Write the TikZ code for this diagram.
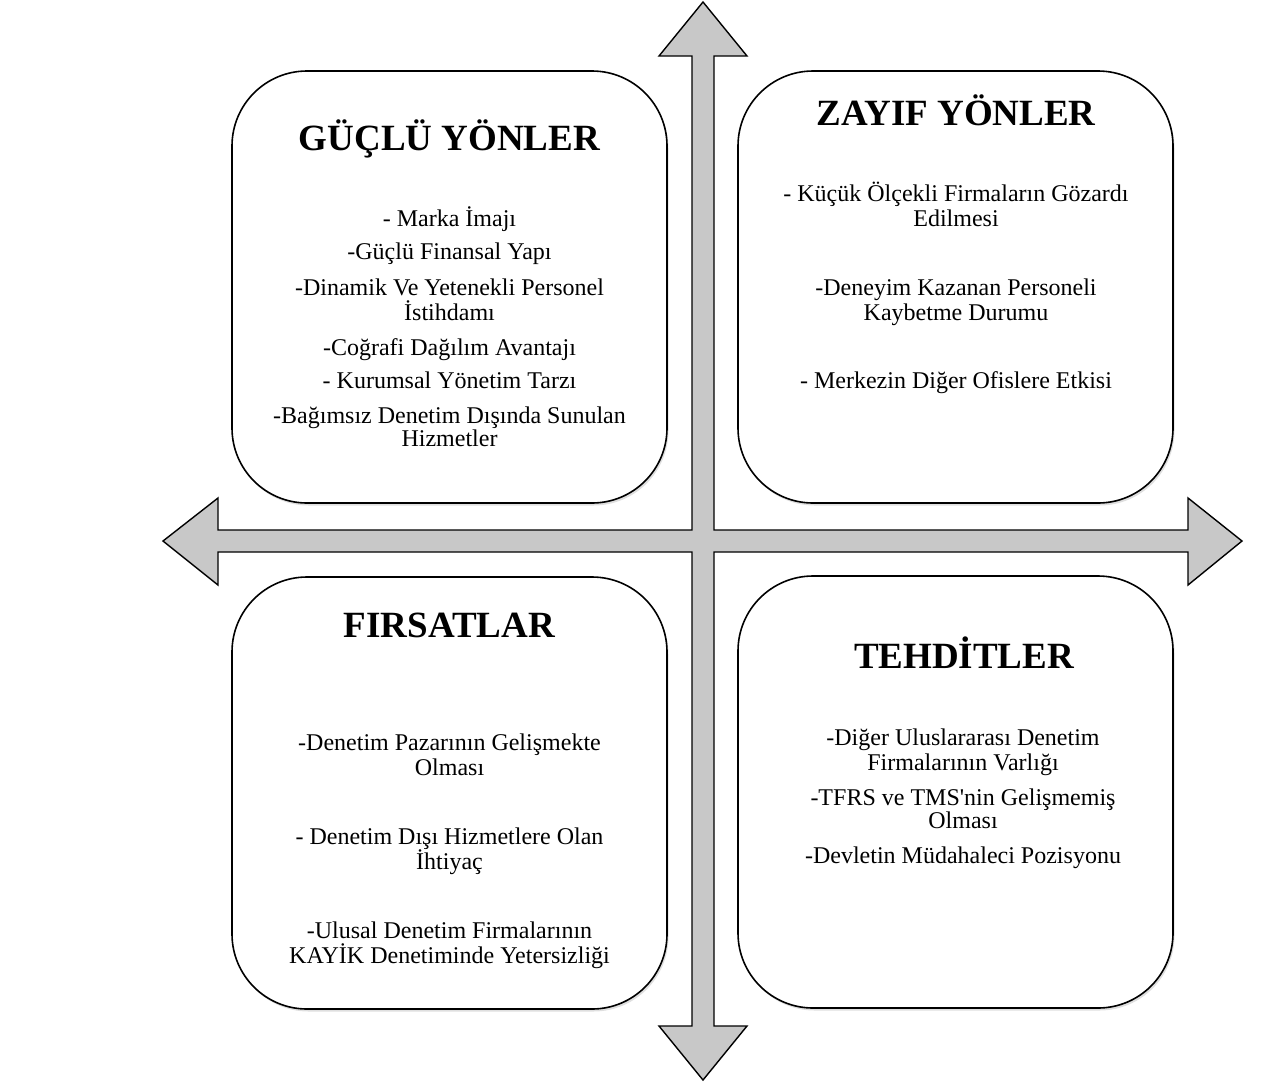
\documentclass[tikz,border=0pt]{standalone}
\usepackage{fontspec}
\setmainfont{Liberation Serif}
\usetikzlibrary{shadows}
\definecolor{arrowgray}{RGB}{200,200,200}
\begin{document}
\begin{tikzpicture}[x=1pt,y=-1pt,
  swotbox/.style={draw=black, line width=1.6pt, fill=white, rounded corners=75pt,
    minimum width=435pt, minimum height=432pt, inner sep=0pt,
    drop shadow={shadow xshift=1.5pt, shadow yshift=-2.5pt, opacity=0.25}},
  ttl/.style={anchor=base, inner sep=0pt, font=\fontsize{37}{40}\selectfont\bfseries},
  itm/.style={anchor=base, inner sep=0pt, font=\fontsize{24}{25}\selectfont},
  bigarrow/.style={draw=black, line width=1.4pt, fill=arrowgray, line join=miter}]
\useasboundingbox (0,0) rectangle (1261,1088);

% four-headed arrow
\draw[bigarrow] (703,2) -- (747,56) -- (714,56) -- (714,530) -- (1188,530) -- (1188,498)
  -- (1242,541) -- (1188,585) -- (1188,552) -- (714,552) -- (714,1026) -- (747,1026)
  -- (703,1080) -- (659,1026) -- (692,1026) -- (692,552) -- (218,552) -- (218,585)
  -- (163,541) -- (218,498) -- (218,530) -- (692,530) -- (692,56) -- (659,56) -- cycle;

% boxes
\node[swotbox] (S) at (449.5,287) {};
\node[swotbox] (W) at (955.5,287) {};
\node[swotbox] (O) at (449.5,793) {};
\node[swotbox] (T) at (955.5,792) {};

% strengths
\node[ttl] (St) at (449.5,150) {GÜÇLÜ YÖNLER};
\node[itm] (S1) at (449.5,226) {- Marka İmajı};
\node[itm] (S2) at (449.5,259.3) {-Güçlü Finansal Yapı};
\node[itm] (S3a) at (449.5,295) {-Dinamik Ve Yetenekli Personel};
\node[itm] (S3b) at (449.5,320) {İstihdamı};
\node[itm] (S4) at (449.5,355) {-Coğrafi Dağılım Avantajı};
\node[itm] (S5) at (449.5,388.3) {- Kurumsal Yönetim Tarzı};
\node[itm] (S6a) at (449.5,423.3) {-Bağımsız Denetim Dışında Sunulan};
\node[itm] (S6b) at (449.5,446.7) {Hizmetler};

% weaknesses
\node[ttl] (Wt) at (956,125) {ZAYIF YÖNLER};
\node[itm] (W1a) at (956,201.7) {- Küçük Ölçekli Firmaların Gözardı};
\node[itm] (W1b) at (956,226.7) {Edilmesi};
\node[itm] (W2a) at (956,295) {-Deneyim Kazanan Personeli};
\node[itm] (W2b) at (956,320) {Kaybetme Durumu};
\node[itm] (W3) at (956,388.3) {- Merkezin Diğer Ofislere Etkisi};

% opportunities
\node[ttl] (Ot) at (449.5,637.5) {FIRSATLAR};
\node[itm] (O1a) at (449.5,750.4) {-Denetim Pazarının Gelişmekte};
\node[itm] (O1b) at (449.5,775.3) {Olması};
\node[itm] (O2a) at (449.5,844) {- Denetim Dışı Hizmetlere Olan};
\node[itm] (O2b) at (449.5,869) {İhtiyaç};
\node[itm] (O3a) at (449.5,938) {-Ulusal Denetim Firmalarının};
\node[itm] (O3b) at (449.5,963) {KAYİK Denetiminde Yetersizliği};

% threats
\node[ttl] (Tt) at (964,668) {TEHDİTLER};
\node[itm] (T1a) at (963,745) {-Diğer Uluslararası Denetim};
\node[itm] (T1b) at (963,770) {Firmalarının Varlığı};
\node[itm] (T2a) at (963,805) {-TFRS ve TMS\textquotesingle nin Gelişmemiş};
\node[itm] (T2b) at (963,828) {Olması};
\node[itm] (T3) at (963,863.3) {-Devletin Müdahaleci Pozisyonu};
\end{tikzpicture}
\end{document}
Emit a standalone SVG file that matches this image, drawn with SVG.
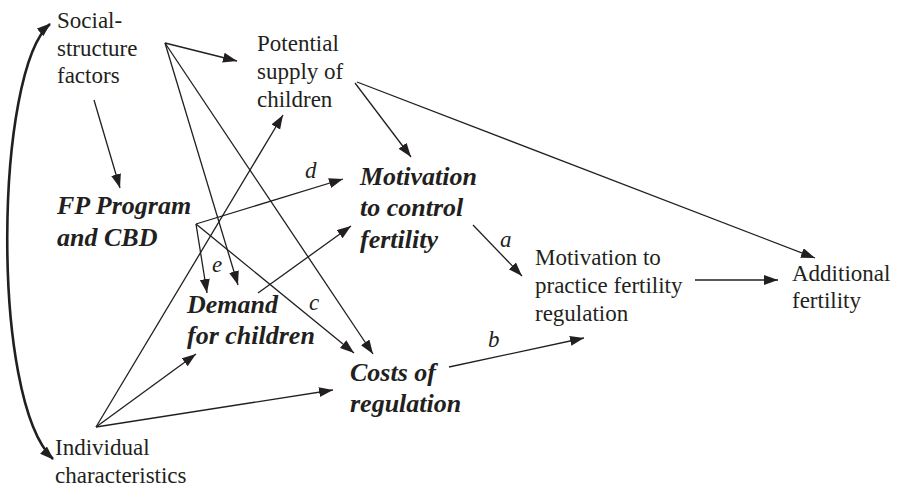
<svg xmlns="http://www.w3.org/2000/svg" width="897" height="489" viewBox="0 0 897 489" font-family="Liberation Serif, serif">
<style>
text{fill:#231f20}
.n{font-size:23px}
.b{font-size:26px;font-weight:bold;font-style:italic}
.l{font-size:23px;font-style:italic}
.c line{stroke:#231f20;stroke-width:1.3;marker-end:url(#ah)}
.thick{fill:none;stroke:#231f20;stroke-width:2.6;marker-start:url(#ah2);marker-end:url(#ah2)}
</style>
<defs>
<marker id="ah" markerUnits="userSpaceOnUse" markerWidth="16" markerHeight="12" refX="14" refY="5" orient="auto"><path d="M0,0 L14,5 L0,10 z" fill="#231f20"/></marker>
<marker id="ah2" markerUnits="userSpaceOnUse" markerWidth="16" markerHeight="12" refX="13" refY="5" orient="auto-start-reverse"><path d="M0,0 L14,5 L0,10 z" fill="#231f20"/></marker>
</defs>
<rect width="897" height="489" fill="#fff"/>
<g id="connectors" class="c">
<path class="thick" d="M50 24 C -5 70, -10 400, 53 459"/>
<line x1="165" y1="43" x2="237" y2="61"/>
<line x1="165" y1="43" x2="238" y2="285"/>
<line x1="165" y1="43" x2="373" y2="354"/>
<line x1="94" y1="100" x2="120" y2="188"/>
<line x1="196" y1="224" x2="343" y2="179"/>
<line x1="196" y1="224" x2="207" y2="293"/>
<line x1="196" y1="224" x2="354" y2="353"/>
<line x1="258" y1="293" x2="351" y2="226"/>
<line x1="355" y1="83" x2="411" y2="157"/>
<line x1="357" y1="82" x2="815" y2="258"/>
<line x1="473" y1="225" x2="522" y2="276"/>
<line x1="449" y1="367" x2="584" y2="338"/>
<line x1="695" y1="280" x2="778" y2="280"/>
<line x1="96" y1="427" x2="283" y2="115"/>
<line x1="96" y1="427" x2="196" y2="354"/>
<line x1="96" y1="427" x2="333" y2="390"/>
</g>
<g id="social"><text class="n" x="57" y="28">Social-</text><text class="n" x="57" y="56">structure</text><text class="n" x="57" y="83">factors</text></g>
<g id="supply"><text class="n" x="257" y="51">Potential</text><text class="n" x="257" y="79">supply of</text><text class="n" x="257" y="107">children</text></g>
<g id="fp"><text class="b" x="57" y="214">FP Program</text><text class="b" x="57" y="246">and CBD</text></g>
<g id="motivation"><text class="b" x="360" y="185">Motivation</text><text class="b" x="360" y="216">to control</text><text class="b" x="360" y="248">fertility</text></g>
<g id="demand"><text class="b" x="187" y="313">Demand</text><text class="b" x="187" y="344">for children</text></g>
<g id="costs"><text class="b" x="350" y="381">Costs of</text><text class="b" x="350" y="412">regulation</text></g>
<g id="practice"><text class="n" x="535" y="265">Motivation to</text><text class="n" x="535" y="293">practice fertility</text><text class="n" x="535" y="321">regulation</text></g>
<g id="additional"><text class="n" x="792" y="281">Additional</text><text class="n" x="792" y="308">fertility</text></g>
<g id="individual"><text class="n" x="55" y="455">Individual</text><text class="n" x="55" y="483">characteristics</text></g>
<g id="labels"><text class="l" x="305" y="178">d</text><text class="l" x="212" y="272">e</text><text class="l" x="309" y="310">c</text><text class="l" x="500" y="247">a</text><text class="l" x="488" y="347">b</text></g>
</svg>
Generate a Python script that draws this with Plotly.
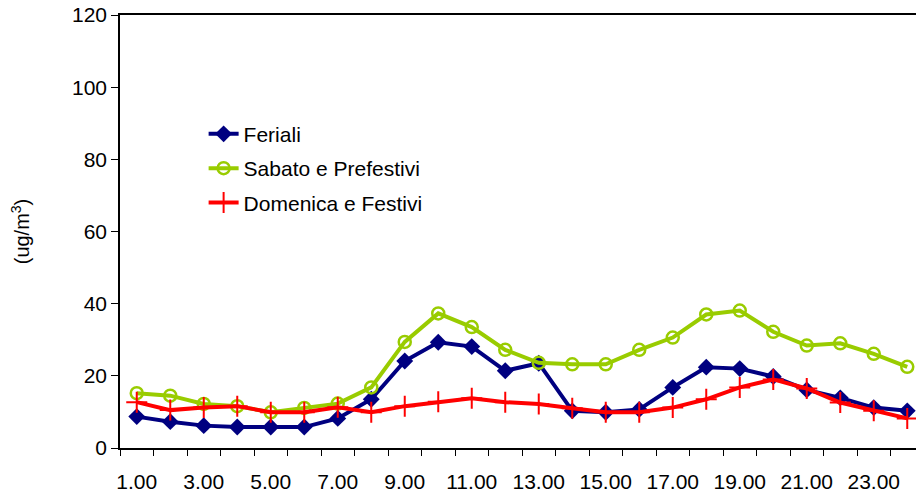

──────

YOUR OBJECTIVE | Find the word "this" in the data and copy out each line where it turns up.

COMPLETED TASK |
Write the TikZ code for this diagram.
Emit a standalone SVG file that matches this image, drawn with SVG.
Generate a Python script that draws this with Plotly.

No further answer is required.